== Records to process

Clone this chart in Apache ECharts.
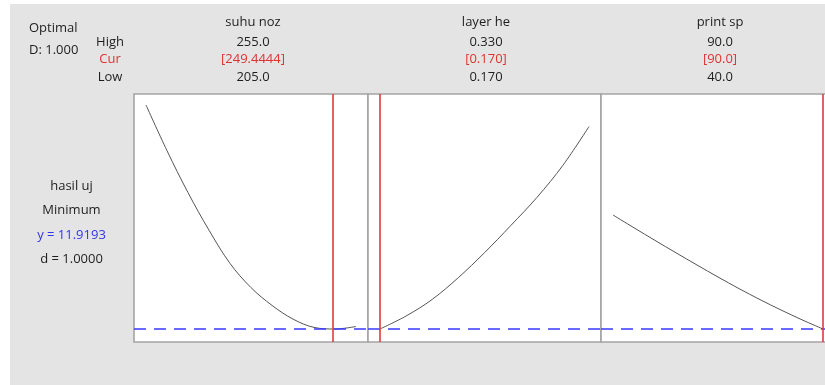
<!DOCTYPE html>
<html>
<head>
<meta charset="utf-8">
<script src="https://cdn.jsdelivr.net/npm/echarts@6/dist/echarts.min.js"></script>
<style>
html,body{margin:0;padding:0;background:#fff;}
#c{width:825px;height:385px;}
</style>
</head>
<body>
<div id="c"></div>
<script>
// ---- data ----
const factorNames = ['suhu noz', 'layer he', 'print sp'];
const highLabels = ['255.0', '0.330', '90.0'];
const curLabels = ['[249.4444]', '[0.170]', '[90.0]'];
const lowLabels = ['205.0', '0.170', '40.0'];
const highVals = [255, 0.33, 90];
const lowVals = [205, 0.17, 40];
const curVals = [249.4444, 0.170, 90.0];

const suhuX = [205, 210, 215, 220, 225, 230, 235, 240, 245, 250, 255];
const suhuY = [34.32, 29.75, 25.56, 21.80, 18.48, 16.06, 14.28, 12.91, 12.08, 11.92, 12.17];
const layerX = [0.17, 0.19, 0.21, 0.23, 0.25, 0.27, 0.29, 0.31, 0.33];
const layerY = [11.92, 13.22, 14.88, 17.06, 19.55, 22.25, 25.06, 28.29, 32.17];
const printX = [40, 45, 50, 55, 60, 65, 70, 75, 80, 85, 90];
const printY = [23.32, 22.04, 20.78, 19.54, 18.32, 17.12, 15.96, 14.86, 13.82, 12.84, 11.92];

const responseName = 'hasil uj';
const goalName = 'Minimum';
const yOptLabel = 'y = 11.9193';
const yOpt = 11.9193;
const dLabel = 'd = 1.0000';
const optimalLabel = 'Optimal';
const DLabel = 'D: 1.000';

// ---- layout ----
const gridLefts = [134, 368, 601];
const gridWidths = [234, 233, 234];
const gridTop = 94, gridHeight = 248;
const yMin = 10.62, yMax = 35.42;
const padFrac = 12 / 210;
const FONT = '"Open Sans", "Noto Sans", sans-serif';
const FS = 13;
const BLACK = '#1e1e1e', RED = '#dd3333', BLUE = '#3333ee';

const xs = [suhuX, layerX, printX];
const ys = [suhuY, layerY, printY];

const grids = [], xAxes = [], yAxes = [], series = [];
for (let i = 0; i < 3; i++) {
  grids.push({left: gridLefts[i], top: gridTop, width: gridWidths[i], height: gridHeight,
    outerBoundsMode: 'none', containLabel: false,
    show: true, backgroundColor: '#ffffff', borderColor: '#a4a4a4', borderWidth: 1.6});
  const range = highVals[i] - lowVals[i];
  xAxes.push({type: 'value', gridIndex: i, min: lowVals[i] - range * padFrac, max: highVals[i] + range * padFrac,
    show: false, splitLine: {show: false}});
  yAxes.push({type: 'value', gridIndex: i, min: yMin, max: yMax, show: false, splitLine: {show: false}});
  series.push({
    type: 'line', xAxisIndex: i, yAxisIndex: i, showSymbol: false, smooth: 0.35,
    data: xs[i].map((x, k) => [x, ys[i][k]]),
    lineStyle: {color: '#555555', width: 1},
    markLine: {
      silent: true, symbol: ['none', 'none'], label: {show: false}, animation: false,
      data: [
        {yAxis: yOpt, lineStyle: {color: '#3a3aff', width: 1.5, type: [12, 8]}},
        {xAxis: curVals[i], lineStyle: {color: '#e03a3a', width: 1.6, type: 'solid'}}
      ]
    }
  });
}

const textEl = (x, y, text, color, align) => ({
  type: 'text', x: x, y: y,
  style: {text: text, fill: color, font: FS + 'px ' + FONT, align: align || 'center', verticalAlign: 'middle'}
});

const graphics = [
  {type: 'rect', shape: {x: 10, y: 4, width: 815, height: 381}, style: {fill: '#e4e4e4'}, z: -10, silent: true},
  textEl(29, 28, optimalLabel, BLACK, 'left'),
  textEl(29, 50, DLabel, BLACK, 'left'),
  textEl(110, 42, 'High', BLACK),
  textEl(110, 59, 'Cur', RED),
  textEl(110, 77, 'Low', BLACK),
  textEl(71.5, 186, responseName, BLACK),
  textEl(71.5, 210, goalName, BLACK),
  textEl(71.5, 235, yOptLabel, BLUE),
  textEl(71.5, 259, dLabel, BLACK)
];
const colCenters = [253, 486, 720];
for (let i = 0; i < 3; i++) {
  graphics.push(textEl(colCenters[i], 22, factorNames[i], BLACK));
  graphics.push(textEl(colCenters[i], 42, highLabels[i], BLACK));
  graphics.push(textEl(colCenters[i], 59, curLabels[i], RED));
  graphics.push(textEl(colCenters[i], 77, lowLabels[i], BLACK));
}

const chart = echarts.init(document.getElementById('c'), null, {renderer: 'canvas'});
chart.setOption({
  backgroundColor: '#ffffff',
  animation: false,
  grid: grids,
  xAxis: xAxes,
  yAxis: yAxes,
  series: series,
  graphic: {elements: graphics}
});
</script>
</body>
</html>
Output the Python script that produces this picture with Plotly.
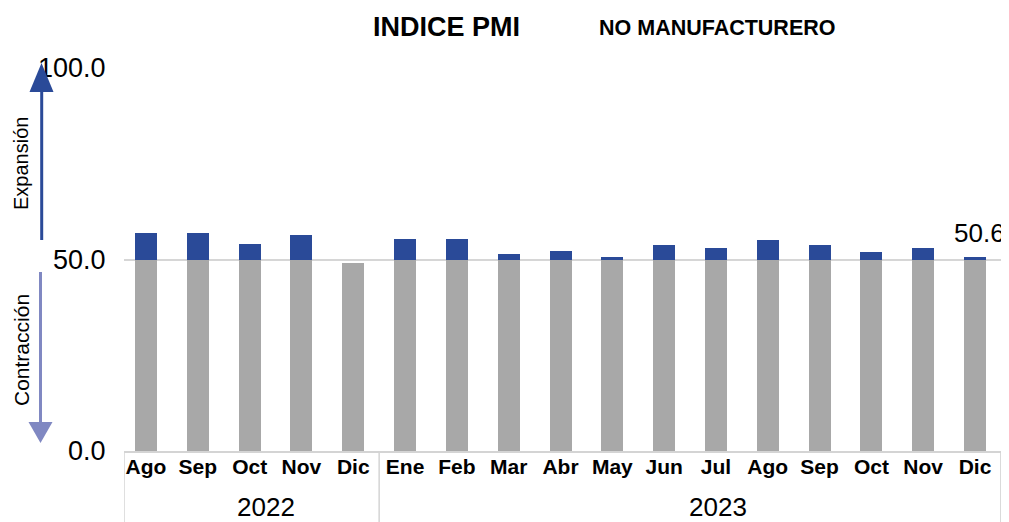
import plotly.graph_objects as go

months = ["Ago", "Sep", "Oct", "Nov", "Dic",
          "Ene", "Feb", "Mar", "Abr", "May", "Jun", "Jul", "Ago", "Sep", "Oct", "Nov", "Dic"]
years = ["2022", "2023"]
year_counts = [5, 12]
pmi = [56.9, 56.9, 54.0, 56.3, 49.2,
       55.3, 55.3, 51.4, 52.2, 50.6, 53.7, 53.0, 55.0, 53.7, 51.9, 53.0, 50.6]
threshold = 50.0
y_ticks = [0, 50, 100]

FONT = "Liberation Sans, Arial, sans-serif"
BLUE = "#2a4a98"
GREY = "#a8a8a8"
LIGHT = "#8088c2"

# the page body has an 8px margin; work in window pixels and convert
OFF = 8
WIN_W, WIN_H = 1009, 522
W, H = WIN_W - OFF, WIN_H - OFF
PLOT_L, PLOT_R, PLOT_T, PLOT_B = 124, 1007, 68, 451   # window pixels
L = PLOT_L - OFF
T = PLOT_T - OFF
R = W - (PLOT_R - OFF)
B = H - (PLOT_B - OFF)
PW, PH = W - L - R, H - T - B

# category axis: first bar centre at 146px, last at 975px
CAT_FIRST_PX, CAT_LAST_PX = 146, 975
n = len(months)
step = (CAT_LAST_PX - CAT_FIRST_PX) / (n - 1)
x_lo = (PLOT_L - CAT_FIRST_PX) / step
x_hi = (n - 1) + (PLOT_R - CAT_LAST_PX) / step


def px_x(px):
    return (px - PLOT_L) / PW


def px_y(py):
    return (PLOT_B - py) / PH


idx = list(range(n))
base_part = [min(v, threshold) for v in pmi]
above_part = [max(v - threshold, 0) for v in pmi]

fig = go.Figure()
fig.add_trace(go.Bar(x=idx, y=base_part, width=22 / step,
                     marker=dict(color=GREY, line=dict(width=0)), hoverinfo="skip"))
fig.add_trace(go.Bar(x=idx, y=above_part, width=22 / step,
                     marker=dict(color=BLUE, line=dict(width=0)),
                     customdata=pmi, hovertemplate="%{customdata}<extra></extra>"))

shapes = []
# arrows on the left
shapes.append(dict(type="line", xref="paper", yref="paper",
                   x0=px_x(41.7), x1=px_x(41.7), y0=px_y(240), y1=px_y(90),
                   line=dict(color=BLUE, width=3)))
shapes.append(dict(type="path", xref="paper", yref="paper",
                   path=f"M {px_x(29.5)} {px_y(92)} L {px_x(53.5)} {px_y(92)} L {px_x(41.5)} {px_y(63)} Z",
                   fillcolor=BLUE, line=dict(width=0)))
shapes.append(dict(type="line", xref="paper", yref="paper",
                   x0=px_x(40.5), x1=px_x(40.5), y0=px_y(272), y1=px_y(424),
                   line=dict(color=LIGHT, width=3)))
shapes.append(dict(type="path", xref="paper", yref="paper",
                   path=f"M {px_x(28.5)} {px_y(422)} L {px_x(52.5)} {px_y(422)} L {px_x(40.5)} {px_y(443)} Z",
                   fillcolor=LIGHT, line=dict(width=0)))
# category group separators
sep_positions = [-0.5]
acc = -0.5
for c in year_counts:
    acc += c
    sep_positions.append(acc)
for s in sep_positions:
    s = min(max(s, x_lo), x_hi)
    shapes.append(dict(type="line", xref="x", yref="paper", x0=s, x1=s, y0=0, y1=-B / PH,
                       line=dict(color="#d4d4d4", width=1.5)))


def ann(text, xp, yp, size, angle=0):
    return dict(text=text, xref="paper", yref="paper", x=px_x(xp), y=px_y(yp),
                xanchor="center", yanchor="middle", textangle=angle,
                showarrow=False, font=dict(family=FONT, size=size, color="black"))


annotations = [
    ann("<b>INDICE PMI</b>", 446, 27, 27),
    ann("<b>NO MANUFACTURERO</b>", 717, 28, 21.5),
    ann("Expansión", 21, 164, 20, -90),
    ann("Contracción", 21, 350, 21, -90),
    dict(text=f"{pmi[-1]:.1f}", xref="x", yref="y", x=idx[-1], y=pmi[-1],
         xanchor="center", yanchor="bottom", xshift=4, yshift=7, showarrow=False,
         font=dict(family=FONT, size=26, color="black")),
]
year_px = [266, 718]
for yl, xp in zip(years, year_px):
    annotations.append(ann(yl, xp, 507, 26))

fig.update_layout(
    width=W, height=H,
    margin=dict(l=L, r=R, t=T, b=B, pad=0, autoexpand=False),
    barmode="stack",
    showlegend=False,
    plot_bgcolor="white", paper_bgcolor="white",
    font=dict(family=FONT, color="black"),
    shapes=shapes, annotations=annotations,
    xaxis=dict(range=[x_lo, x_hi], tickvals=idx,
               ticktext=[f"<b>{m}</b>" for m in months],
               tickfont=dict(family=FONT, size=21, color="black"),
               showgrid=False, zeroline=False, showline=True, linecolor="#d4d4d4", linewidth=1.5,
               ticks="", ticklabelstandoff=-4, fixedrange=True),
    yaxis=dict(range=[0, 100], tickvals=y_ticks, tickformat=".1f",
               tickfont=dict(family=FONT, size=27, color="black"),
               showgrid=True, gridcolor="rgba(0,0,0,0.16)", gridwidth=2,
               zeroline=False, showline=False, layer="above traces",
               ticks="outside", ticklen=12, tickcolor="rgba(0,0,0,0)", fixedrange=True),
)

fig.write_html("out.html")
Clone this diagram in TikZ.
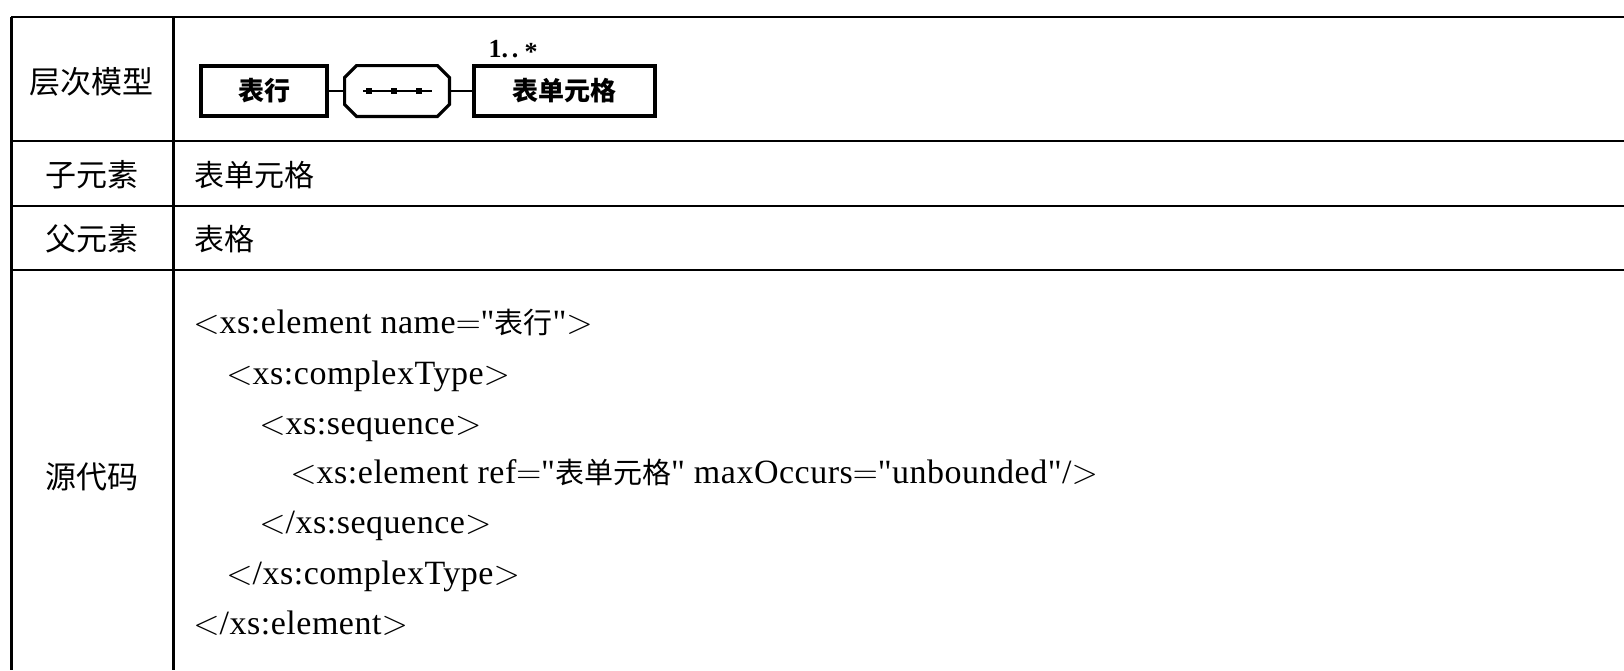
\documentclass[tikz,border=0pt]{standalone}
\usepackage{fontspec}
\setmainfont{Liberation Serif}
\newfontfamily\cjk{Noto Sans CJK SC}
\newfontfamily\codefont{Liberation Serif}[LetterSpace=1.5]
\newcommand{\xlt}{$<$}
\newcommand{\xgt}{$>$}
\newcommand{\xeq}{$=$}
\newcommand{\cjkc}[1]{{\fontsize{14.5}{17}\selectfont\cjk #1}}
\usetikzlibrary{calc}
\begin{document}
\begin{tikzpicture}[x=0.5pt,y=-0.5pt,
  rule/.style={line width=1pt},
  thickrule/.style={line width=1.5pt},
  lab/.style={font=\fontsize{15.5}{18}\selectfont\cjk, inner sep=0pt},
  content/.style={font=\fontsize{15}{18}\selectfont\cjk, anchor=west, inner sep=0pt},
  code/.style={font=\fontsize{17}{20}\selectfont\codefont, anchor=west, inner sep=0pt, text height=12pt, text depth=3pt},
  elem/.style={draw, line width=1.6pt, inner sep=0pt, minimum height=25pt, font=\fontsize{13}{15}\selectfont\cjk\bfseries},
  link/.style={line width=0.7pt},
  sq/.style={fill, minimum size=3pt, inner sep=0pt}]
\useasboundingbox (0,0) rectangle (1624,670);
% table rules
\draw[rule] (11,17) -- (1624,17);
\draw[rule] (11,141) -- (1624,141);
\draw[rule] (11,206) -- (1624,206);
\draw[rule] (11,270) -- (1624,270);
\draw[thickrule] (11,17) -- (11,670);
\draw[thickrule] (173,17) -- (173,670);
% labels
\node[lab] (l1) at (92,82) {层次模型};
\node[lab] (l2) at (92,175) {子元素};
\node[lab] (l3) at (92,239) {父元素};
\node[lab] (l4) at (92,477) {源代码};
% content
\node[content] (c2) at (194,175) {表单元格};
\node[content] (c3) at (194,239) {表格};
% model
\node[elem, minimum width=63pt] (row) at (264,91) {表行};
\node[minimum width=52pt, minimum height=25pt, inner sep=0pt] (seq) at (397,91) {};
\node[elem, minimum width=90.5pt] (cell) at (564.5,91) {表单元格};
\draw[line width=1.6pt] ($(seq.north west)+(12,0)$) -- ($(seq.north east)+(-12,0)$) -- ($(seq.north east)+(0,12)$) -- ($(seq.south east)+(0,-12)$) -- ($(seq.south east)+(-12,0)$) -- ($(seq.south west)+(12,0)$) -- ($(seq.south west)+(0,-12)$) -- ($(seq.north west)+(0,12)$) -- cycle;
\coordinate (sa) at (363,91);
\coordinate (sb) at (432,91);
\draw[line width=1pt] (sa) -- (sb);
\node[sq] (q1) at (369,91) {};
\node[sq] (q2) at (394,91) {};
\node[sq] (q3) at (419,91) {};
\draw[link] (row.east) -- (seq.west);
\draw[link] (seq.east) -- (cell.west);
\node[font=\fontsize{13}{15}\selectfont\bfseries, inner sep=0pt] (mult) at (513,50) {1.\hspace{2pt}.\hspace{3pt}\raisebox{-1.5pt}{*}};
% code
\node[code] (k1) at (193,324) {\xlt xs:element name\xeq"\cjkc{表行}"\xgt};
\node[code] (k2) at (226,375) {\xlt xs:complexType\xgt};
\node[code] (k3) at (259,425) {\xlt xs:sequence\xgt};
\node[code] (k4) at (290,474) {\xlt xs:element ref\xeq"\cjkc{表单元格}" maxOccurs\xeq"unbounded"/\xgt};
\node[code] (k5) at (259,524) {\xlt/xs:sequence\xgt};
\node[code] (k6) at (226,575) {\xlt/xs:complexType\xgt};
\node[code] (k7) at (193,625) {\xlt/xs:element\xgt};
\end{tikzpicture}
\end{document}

====

● Short task
Scan the records above, count the lines with "this" in them, and give only the number.

● Written response
3